My Daughter Sets a New Record for Going Seizure-free
Child seizures are one of the biggest concerns of Dravet syndrome caregivers
For most of her life until now, my 7-year-old daughter, Austen, who has Dravet syndrome, held the same record for the number of days she’d gone without a seizure. Dravet syndrome is characterized by frequent seizures that are often resistant to treatment. Austen’s record was 178 days.
Roughly the equivalent of six months, it was the period from when she was born until she had her first seizure. I have worked every minute of the last seven years in an effort to get Austen back to that point, even if it’s just once. We’ve been through medication changes, varying dosages, and different treatment strategies.
In the fall of 2021, Austen came close to reaching her goal by being seizure-free for four months. After that, her seizures were about two months apart. When she had another seizure last March, I thought we’d never break that 178-day record.
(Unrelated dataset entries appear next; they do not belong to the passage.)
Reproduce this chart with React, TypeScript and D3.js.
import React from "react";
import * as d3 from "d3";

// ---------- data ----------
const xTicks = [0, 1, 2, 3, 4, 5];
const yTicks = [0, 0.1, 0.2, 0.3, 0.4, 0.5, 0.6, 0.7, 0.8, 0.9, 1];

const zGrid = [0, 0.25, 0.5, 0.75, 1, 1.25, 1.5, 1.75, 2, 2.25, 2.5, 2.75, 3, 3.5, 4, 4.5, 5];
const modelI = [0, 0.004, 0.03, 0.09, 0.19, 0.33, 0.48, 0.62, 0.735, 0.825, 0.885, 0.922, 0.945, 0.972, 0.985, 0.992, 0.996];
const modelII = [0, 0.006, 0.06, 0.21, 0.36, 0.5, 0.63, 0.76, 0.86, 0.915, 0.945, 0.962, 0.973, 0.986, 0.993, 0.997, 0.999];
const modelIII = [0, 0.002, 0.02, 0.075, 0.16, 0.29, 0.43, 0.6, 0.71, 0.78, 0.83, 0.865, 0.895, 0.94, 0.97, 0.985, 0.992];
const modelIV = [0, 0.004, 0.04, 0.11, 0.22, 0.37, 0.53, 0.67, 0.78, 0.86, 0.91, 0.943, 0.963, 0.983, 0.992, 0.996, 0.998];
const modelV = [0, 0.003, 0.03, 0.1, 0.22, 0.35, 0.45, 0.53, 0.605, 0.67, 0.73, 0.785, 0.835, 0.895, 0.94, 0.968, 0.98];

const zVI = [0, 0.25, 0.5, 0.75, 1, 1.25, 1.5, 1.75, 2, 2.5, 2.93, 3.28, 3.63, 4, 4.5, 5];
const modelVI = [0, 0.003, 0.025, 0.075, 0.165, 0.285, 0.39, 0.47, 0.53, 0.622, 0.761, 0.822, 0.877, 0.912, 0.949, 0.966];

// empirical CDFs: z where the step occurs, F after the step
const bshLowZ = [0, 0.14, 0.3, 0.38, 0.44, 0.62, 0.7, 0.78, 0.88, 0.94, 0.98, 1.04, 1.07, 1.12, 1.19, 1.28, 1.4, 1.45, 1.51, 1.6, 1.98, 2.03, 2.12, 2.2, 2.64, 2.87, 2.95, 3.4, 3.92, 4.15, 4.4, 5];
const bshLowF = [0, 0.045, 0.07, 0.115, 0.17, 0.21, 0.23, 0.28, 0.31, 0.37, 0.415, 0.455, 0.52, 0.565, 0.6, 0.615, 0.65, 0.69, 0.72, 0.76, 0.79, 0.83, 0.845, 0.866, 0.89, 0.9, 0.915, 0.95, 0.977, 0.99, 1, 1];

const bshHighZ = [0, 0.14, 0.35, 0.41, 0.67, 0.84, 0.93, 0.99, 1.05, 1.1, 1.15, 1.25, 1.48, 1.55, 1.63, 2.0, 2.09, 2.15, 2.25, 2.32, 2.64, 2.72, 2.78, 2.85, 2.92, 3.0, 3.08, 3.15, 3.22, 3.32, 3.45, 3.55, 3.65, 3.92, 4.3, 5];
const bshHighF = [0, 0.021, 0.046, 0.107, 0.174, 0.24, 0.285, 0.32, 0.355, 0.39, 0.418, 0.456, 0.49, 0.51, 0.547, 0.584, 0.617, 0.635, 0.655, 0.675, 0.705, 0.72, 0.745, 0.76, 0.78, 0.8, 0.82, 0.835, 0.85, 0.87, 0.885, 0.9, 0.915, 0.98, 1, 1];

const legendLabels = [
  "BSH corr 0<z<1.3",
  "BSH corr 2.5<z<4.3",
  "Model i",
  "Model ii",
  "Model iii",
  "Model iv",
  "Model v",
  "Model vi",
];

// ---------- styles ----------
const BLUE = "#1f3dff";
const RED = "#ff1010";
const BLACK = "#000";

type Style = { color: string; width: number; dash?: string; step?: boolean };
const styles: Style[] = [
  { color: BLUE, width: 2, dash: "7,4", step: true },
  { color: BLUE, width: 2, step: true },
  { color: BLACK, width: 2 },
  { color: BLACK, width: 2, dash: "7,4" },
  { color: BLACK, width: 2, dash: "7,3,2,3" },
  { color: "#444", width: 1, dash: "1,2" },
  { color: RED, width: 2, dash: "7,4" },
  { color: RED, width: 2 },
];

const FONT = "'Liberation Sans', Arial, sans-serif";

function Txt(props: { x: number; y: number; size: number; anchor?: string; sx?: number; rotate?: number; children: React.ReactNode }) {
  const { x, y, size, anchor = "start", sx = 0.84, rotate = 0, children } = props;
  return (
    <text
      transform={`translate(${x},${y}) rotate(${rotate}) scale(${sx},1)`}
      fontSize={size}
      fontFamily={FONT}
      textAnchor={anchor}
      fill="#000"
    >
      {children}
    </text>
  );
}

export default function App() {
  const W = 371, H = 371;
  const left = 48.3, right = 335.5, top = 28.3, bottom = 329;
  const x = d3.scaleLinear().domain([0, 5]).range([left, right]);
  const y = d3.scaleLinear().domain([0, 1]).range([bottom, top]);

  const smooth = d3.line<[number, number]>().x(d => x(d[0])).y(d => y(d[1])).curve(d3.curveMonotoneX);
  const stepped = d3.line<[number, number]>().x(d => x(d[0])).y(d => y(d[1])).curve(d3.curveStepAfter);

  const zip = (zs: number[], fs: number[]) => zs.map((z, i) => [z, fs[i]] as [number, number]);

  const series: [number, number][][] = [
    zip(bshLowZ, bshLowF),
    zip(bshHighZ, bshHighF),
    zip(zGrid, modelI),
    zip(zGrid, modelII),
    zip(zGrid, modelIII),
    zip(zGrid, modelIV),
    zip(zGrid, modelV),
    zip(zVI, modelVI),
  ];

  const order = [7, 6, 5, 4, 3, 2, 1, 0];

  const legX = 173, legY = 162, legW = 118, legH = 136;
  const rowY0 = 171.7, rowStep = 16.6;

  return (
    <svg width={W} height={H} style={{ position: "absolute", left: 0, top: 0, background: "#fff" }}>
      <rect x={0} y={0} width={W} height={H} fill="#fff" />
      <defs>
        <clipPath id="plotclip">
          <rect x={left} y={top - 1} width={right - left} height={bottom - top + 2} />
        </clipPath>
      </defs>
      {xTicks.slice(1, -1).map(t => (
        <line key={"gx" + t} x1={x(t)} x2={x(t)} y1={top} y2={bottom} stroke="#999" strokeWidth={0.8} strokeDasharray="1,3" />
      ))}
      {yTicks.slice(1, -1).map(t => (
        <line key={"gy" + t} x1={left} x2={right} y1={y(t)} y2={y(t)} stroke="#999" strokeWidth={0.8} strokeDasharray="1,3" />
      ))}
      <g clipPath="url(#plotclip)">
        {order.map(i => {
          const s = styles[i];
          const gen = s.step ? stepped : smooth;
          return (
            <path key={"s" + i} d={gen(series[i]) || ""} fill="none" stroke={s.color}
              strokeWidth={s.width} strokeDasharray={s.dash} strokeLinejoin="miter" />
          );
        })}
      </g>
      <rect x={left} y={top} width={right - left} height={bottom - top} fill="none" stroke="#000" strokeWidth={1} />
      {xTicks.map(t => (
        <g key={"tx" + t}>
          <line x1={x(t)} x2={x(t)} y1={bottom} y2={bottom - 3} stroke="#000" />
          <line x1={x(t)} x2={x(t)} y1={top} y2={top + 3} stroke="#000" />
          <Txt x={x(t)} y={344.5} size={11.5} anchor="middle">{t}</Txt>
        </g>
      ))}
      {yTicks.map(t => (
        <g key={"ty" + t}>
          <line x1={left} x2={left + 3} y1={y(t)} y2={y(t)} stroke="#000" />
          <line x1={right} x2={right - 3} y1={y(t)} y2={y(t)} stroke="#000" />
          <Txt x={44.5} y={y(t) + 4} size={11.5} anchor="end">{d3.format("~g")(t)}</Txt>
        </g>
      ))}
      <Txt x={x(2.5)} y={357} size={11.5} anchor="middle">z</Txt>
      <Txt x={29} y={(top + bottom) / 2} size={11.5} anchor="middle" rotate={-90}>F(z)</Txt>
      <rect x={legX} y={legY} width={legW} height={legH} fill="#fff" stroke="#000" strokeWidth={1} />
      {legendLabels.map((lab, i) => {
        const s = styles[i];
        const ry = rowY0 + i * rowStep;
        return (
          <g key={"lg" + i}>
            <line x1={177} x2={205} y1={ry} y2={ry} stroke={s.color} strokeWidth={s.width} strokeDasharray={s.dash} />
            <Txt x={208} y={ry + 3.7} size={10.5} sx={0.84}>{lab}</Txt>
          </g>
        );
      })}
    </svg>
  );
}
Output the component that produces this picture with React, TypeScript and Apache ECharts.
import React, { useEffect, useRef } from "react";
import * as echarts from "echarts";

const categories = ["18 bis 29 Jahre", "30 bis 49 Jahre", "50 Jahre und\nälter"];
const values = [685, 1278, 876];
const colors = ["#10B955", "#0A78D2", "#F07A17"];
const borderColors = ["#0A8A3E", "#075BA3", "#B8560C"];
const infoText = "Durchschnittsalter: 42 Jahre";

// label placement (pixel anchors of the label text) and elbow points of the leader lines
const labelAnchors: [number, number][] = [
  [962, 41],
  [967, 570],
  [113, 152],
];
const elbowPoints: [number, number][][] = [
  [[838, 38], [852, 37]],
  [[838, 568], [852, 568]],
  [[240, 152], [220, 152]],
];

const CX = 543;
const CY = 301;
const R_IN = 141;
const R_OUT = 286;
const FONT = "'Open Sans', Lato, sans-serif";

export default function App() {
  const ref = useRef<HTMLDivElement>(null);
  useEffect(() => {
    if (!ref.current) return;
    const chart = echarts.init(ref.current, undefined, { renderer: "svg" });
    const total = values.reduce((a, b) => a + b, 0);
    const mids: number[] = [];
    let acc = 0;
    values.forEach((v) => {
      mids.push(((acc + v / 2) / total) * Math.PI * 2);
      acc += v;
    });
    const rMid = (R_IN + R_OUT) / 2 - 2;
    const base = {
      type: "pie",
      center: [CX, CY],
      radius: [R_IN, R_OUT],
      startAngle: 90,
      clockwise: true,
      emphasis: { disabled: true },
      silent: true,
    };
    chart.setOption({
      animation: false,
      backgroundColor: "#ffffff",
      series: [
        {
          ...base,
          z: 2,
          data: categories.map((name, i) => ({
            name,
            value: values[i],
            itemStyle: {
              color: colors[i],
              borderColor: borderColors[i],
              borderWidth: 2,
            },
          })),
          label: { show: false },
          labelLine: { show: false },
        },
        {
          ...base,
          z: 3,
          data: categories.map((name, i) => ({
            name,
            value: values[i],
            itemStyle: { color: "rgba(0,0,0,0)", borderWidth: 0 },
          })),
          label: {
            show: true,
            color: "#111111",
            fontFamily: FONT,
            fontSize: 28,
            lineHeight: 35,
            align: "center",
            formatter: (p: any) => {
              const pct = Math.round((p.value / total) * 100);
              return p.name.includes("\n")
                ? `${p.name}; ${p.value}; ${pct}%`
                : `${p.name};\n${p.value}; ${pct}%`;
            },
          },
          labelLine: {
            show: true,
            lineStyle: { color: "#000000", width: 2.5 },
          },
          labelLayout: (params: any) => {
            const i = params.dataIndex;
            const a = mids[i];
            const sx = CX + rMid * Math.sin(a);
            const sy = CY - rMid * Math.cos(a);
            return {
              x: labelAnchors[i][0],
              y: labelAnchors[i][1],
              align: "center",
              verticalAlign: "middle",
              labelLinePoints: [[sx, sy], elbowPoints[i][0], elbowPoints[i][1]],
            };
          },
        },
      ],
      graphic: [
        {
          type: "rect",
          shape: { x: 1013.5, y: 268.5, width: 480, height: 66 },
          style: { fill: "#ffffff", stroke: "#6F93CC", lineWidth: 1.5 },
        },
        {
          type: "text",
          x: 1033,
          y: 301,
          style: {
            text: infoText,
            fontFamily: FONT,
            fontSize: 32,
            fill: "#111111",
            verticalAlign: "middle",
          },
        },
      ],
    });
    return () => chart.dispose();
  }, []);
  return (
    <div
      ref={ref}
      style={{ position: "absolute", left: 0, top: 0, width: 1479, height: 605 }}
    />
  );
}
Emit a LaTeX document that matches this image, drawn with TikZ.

I reassured myself by thinking that even every two months was better than having numerous seizures a day, as Austen did before we started treating her with Fintepla (fenfluramine).
But then a month went by with no seizures. And then two and three. Now, as I write this in early November, Austen has been seizure-free for an incredible 235 days.
Out of nowhere, she set a new record — just like that.
While I am ecstatic, I also know that with Dravet syndrome, there are no guarantees. Children can be seizure-free for a period of time before their condition worsens. This ugly disease seems to always be one step ahead, and we never know what will happen tomorrow, today, and even in the next hour.
So we take things one moment at a time, and we celebrate every chance we get. Today, I celebrate a new record, and God willing, I will celebrate again tomorrow and the next day. And when the inevitable next seizure comes, I will tell myself that it’s OK, because we didn’t take for granted the time in between.